Previously I've discussed techniques for processing crowdsourced data corresponding to tasks of the form ``given an item, choose the best single label from a fixed set of labels'', which corresponds to cost-sensitive multiclass classification (CSMC). The result of this processing might be a final decision, or it might be a cost-vector which is used to train a supervised learning system.
Now I'm concerned with task of the form ``given an item, choose zero or more applicable labels from a fixed set of labels'', which corresponds to cost-sensitive multilabel classification (CSML). One strategy for dealing with CSML is to reduce to a set of independent binary classification problems, each predicting whether or not a particular label should be assigned to an item; I'll call this strategy IBR. IBR is a consistent reduction if the cost function on the original CSML problem is weighted Hamming loss, but is inconsistent for other CSML losses (e.g., 0/1 loss on the entire set). In practice with finite regret on the induced subproblems it might not even be a good strategy for weighted Hamming loss.
Nonetheless for a while this was the only approach I had implemented; for example, if I had a 10 label CSML problem, I would process the crowdsourced data into 10 data sets corresponding to binary classification, run nominallabelextract on each of the 10 data sets, and then combine the results. There are some undesirable aspects of this strategy, all of which are different facets of the same underlying issue. First, as indicated above, when the result of crowdsourced processing is directly used to a make a decision it is only consistent for weighted Hamming loss. Second, when used to construct a training set, the ground truth distributions it produces are always separable (i.e., the product of one-dimensional distributions). Third, the resulting generative model of worker errors is unable to model correlations in the labeling error because each induced binary subproblems treats all errors as equivalent. In particular, if a worker is consistently confusing two different labels, this reduction cannot exploit that (because in the induced subproblem, the ``informative errors'' are mixed in with all the other negative responses).
Another approach to CSML on label set $L$ is to reduce to CSMC on label power set $\mathcal{P} (L)$. This is one of those reductions everybody knows about and nobody likes, because of the combinatorial explosion of the power set cardinality, but it does capture higher-order structure in the costs. It is consistent with any loss function but typically runs into sample complexity issues, and the tricks used to mitigate sample complexity might cause regret to be poor in practice. The situation is no different here, because when I reduce to CSMC I'm going to leverage the low-rank approximation nominallowrankextract I recently introduced, which may or may not work well in practice.
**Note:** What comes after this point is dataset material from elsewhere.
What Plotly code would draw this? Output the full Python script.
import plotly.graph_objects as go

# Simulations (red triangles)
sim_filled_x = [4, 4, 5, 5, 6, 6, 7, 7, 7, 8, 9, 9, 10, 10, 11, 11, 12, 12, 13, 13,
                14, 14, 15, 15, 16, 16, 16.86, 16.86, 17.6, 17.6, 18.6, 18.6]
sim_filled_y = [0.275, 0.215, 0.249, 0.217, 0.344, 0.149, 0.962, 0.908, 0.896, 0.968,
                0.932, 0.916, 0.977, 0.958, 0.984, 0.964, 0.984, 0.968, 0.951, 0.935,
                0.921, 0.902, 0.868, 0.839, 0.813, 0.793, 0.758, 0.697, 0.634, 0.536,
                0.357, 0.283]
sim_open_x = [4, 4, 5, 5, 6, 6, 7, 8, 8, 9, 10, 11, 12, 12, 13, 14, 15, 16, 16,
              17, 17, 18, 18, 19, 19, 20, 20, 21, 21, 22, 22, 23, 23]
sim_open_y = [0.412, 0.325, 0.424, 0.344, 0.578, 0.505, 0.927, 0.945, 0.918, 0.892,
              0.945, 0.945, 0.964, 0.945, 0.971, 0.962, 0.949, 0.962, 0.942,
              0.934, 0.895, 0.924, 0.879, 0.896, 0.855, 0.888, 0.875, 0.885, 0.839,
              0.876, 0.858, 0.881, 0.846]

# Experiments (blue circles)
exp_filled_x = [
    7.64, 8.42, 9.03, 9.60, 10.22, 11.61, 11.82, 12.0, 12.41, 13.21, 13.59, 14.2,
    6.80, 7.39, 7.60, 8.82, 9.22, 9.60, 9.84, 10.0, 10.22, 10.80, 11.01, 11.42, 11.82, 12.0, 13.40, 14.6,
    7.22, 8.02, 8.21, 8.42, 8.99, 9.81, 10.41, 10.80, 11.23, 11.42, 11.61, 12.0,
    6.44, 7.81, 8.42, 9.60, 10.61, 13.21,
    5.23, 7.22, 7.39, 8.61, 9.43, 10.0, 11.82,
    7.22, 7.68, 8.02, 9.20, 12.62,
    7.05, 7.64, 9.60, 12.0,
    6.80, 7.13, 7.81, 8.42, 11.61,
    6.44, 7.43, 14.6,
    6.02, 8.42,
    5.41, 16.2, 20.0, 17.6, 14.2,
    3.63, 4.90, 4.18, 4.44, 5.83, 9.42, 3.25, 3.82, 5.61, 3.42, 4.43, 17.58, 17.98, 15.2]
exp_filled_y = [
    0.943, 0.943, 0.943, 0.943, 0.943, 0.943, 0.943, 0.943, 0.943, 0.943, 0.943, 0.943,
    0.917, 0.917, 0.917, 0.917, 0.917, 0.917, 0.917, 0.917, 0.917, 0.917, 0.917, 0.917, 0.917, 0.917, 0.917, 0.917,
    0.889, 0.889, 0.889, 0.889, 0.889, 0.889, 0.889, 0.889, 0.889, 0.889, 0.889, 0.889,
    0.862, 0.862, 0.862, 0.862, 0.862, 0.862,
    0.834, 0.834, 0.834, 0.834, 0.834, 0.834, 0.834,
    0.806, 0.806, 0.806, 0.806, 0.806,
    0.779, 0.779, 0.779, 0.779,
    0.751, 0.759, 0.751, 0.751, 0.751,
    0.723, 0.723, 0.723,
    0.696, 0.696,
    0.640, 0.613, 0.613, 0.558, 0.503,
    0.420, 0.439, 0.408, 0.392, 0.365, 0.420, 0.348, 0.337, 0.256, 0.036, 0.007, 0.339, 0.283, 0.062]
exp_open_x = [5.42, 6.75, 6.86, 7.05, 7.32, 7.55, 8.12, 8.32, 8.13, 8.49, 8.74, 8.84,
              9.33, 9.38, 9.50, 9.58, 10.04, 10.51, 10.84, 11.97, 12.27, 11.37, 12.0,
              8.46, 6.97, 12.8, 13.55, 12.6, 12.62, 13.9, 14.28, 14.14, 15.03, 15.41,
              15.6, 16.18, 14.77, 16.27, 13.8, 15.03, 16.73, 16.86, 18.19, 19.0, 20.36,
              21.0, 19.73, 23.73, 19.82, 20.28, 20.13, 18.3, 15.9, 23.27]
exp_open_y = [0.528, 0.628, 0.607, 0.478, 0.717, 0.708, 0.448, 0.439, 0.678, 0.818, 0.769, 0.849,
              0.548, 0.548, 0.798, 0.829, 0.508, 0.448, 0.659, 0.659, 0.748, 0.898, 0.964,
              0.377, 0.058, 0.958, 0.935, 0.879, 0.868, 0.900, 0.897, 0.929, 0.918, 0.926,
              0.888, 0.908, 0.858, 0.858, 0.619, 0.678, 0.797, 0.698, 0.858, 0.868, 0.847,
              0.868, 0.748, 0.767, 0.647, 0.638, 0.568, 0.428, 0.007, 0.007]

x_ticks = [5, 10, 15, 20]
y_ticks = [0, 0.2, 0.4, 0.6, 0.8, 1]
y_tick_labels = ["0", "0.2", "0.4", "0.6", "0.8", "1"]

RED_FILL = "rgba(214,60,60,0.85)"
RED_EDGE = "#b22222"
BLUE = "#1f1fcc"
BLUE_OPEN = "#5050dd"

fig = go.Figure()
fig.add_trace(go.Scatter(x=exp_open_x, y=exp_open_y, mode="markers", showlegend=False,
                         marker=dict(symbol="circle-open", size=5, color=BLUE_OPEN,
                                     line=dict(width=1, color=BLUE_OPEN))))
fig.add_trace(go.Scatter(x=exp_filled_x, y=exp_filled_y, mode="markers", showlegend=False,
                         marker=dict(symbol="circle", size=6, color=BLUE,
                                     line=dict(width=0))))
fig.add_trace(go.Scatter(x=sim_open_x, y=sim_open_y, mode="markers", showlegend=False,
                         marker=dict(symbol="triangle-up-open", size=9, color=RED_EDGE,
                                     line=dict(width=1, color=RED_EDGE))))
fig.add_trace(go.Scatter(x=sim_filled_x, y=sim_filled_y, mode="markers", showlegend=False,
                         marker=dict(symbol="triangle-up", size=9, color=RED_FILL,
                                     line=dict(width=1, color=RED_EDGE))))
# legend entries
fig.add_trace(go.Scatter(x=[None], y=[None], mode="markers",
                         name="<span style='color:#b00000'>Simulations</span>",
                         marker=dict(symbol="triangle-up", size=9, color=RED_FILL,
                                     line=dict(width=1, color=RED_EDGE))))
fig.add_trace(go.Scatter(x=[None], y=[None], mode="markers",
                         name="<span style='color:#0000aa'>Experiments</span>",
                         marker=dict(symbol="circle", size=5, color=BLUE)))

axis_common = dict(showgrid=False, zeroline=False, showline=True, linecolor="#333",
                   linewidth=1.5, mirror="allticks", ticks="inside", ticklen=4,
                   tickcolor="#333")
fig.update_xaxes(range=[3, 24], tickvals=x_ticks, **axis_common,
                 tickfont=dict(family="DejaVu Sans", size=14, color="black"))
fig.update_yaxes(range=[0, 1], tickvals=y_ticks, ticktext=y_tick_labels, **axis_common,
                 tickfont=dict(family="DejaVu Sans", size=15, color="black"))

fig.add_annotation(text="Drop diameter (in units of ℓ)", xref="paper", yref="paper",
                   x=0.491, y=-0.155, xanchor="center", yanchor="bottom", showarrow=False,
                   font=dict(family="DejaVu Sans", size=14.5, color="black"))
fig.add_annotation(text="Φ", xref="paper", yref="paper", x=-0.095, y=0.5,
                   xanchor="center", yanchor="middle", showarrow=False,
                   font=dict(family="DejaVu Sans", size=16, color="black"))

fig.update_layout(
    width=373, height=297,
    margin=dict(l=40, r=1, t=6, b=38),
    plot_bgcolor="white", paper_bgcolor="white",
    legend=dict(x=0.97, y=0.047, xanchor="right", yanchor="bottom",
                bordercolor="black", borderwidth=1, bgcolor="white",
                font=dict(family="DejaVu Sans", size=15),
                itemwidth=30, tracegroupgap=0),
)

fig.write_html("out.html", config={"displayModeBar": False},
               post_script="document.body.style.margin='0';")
I did the straightforward thing of taking nominallowrankextract and mapping a multi-label data set onto it via a combinatorial number system, resulting in multilowrankextract. Because the number of parameters in the nominallowrankextract model is proportional to the number of labels $|L|$, the number of parameters in the multilowrankextract model is proportional to something like $2^{|L|}$. In practice it is a bit smaller since I allow one to say that a label set has probability zero if there are too many labels in it, e.g., for an 11 label problem where the underlying ground truth set for an item has at most 3 labels the number of labels in the induced subproblem is $\sum_{k=0}^3 {11 \choose k} = 232$. This trick is very important because inference is still $O (|L|^2)$ time complexity in nominallowrankextract so keeping the induced label set small is key to low blood pressure.
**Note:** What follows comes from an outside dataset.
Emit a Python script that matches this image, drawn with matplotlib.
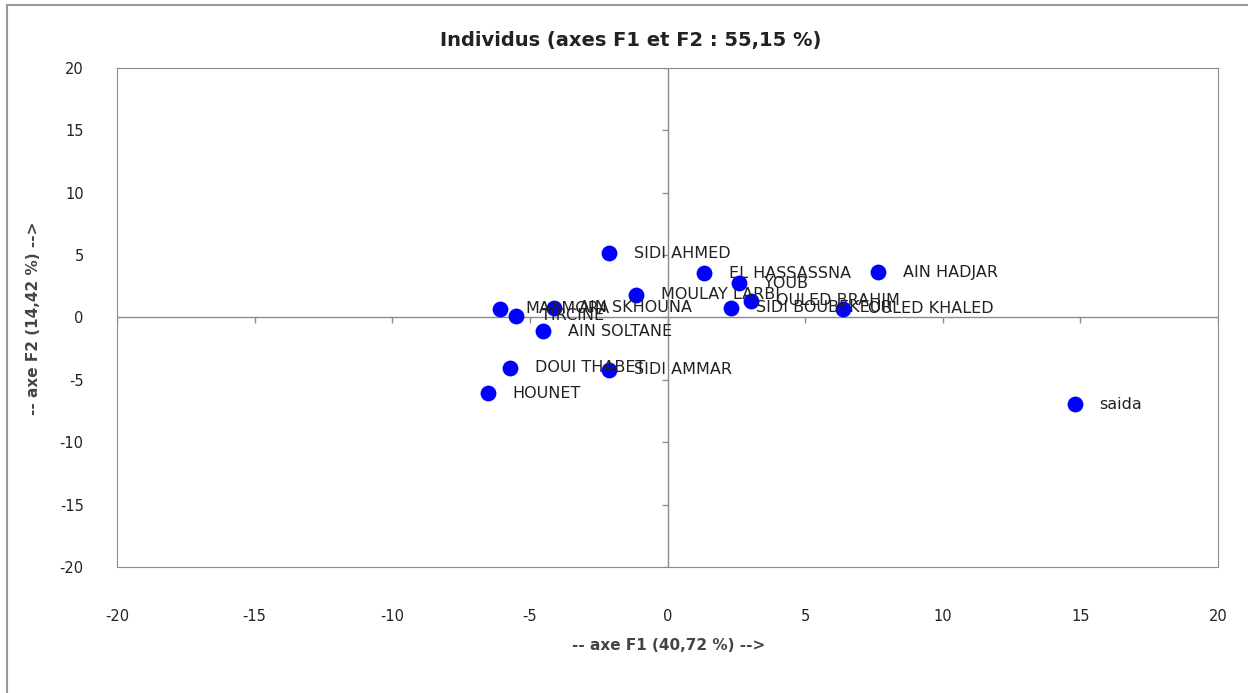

I'm still evaluating whether multilowrankextract is better than than IBR. I looked at one problem from a 0/1 (entire set) loss perspective, i.e., I looked at the most (posterior) likely set from both techniques. The two approaches tend to agree: on a test problem with 853 items, the two approaches had the same posterior mode 718 times, and a different one 135 times. This is not surprising: when the crowdsource workers have strong consensus any reasonable model will output the consensus as the posterior mode, so the only opportunity to ``get creative'' is when the crowdsource workers disagree. If this is happening often, this indicates task redesign is necessary, since the tasks are either ill-defined, ambiguous, or extremely difficult. For the 135 items where the two approaches differed, I manually decided which label set I liked better. 29 times I liked IBR better, 30 times I liked multilowrankextract better, and 76 times I had no preference (and could appreciate why the crowdsourced workers were in disagreement!). That's a statistical dead heat.
Given that IBR scales computationally much better than multilowrankextract, it would currently be the clear choice for large label sets (e.g., $|L| \gg 10$). For small label sets right now I'm using multilowrankextract because I like the richer posterior distribution it produces, but that's just intuition and I don't have anything quantitative to back it up at the moment.
You can get the current implementation of multilowrankextract as part of nominallowrankextract from the nincompoop code repository.